■ **Problem description**: Would you transcribe the whole listing exactly, minus its pictures?
— start —
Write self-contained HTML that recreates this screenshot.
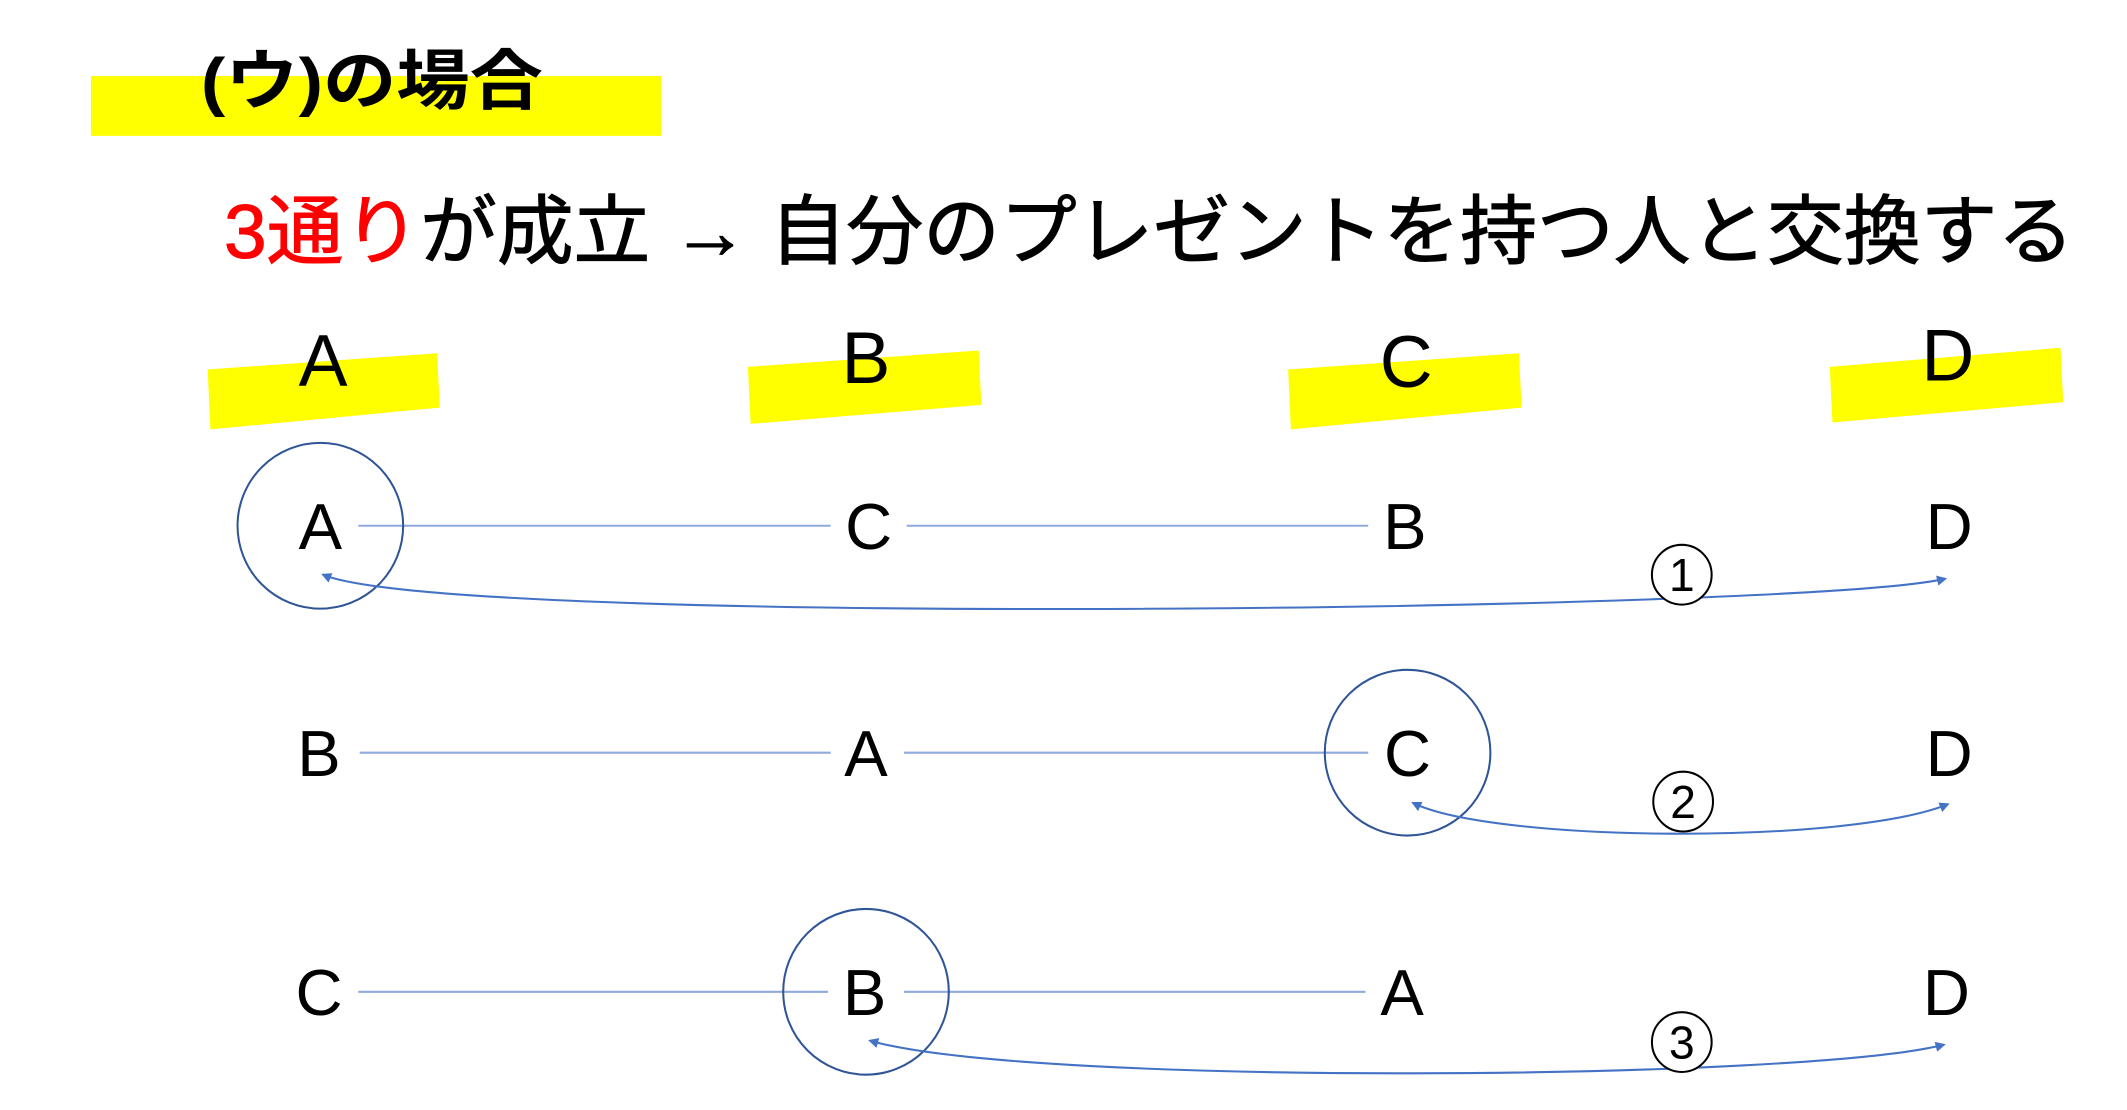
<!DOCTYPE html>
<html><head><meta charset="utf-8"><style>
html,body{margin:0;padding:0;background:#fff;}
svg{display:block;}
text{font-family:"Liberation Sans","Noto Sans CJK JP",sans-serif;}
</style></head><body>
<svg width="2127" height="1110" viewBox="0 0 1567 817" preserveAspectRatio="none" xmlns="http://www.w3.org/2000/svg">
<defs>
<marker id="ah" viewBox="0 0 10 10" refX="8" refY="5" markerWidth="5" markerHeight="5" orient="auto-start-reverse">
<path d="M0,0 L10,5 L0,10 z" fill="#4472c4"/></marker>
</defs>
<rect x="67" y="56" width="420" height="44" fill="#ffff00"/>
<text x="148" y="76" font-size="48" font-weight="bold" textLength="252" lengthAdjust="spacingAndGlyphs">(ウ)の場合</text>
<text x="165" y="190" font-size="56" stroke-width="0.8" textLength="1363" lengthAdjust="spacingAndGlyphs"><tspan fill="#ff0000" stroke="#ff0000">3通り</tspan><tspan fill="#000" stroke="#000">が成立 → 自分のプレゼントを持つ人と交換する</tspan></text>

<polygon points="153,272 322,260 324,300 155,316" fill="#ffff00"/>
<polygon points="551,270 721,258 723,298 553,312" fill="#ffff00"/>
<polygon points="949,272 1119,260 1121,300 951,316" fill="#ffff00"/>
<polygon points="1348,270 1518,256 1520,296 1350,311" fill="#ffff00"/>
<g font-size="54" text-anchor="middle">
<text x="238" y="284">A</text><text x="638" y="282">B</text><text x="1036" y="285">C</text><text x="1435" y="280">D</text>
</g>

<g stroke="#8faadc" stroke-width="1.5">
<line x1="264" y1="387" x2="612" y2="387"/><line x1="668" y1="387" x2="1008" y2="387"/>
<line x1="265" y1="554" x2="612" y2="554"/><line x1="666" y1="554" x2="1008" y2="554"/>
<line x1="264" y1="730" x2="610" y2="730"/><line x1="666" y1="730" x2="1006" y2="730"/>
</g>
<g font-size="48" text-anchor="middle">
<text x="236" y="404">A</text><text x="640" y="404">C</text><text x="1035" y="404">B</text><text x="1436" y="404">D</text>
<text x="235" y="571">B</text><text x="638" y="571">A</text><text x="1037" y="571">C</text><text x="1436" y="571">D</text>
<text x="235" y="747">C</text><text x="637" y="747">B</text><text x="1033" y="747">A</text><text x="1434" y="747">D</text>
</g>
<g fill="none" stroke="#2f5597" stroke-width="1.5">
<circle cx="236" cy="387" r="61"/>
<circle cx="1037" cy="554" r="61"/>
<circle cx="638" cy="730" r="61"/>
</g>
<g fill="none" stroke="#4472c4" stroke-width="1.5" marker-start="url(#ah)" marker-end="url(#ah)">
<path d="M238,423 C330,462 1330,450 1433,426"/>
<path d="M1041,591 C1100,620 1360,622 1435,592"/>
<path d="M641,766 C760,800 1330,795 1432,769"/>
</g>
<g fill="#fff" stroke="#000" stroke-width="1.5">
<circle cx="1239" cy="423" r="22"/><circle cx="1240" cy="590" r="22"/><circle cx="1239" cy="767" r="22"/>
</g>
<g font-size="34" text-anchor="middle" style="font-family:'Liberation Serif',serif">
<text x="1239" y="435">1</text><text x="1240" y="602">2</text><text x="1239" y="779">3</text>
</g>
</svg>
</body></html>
— end —
■ **Task answer**:
Write self-contained HTML that recreates this screenshot.
<!DOCTYPE html>
<html><head><meta charset="utf-8"><style>
html,body{margin:0;padding:0;background:#fff;}
svg{display:block;}
text{font-family:"Liberation Sans","Noto Sans CJK JP",sans-serif;}
</style></head><body>
<svg width="2127" height="1110" viewBox="0 0 1567 817" preserveAspectRatio="none" xmlns="http://www.w3.org/2000/svg">
<defs>
<marker id="ah" viewBox="0 0 10 10" refX="8" refY="5" markerWidth="5" markerHeight="5" orient="auto-start-reverse">
<path d="M0,0 L10,5 L0,10 z" fill="#4472c4"/></marker>
</defs>
<rect x="67" y="56" width="420" height="44" fill="#ffff00"/>
<text x="148" y="76" font-size="48" font-weight="bold" textLength="252" lengthAdjust="spacingAndGlyphs">(ウ)の場合</text>
<text x="165" y="190" font-size="56" stroke-width="0.8" textLength="1363" lengthAdjust="spacingAndGlyphs"><tspan fill="#ff0000" stroke="#ff0000">3通り</tspan><tspan fill="#000" stroke="#000">が成立 → 自分のプレゼントを持つ人と交換する</tspan></text>

<polygon points="153,272 322,260 324,300 155,316" fill="#ffff00"/>
<polygon points="551,270 721,258 723,298 553,312" fill="#ffff00"/>
<polygon points="949,272 1119,260 1121,300 951,316" fill="#ffff00"/>
<polygon points="1348,270 1518,256 1520,296 1350,311" fill="#ffff00"/>
<g font-size="54" text-anchor="middle">
<text x="238" y="284">A</text><text x="638" y="282">B</text><text x="1036" y="285">C</text><text x="1435" y="280">D</text>
</g>

<g stroke="#8faadc" stroke-width="1.5">
<line x1="264" y1="387" x2="612" y2="387"/><line x1="668" y1="387" x2="1008" y2="387"/>
<line x1="265" y1="554" x2="612" y2="554"/><line x1="666" y1="554" x2="1008" y2="554"/>
<line x1="264" y1="730" x2="610" y2="730"/><line x1="666" y1="730" x2="1006" y2="730"/>
</g>
<g font-size="48" text-anchor="middle">
<text x="236" y="404">A</text><text x="640" y="404">C</text><text x="1035" y="404">B</text><text x="1436" y="404">D</text>
<text x="235" y="571">B</text><text x="638" y="571">A</text><text x="1037" y="571">C</text><text x="1436" y="571">D</text>
<text x="235" y="747">C</text><text x="637" y="747">B</text><text x="1033" y="747">A</text><text x="1434" y="747">D</text>
</g>
<g fill="none" stroke="#2f5597" stroke-width="1.5">
<circle cx="236" cy="387" r="61"/>
<circle cx="1037" cy="554" r="61"/>
<circle cx="638" cy="730" r="61"/>
</g>
<g fill="none" stroke="#4472c4" stroke-width="1.5" marker-start="url(#ah)" marker-end="url(#ah)">
<path d="M238,423 C330,462 1330,450 1433,426"/>
<path d="M1041,591 C1100,620 1360,622 1435,592"/>
<path d="M641,766 C760,800 1330,795 1432,769"/>
</g>
<g fill="#fff" stroke="#000" stroke-width="1.5">
<circle cx="1239" cy="423" r="22"/><circle cx="1240" cy="590" r="22"/><circle cx="1239" cy="767" r="22"/>
</g>
<g font-size="34" text-anchor="middle" style="font-family:'Liberation Serif',serif">
<text x="1239" y="435">1</text><text x="1240" y="602">2</text><text x="1239" y="779">3</text>
</g>
</svg>
</body></html>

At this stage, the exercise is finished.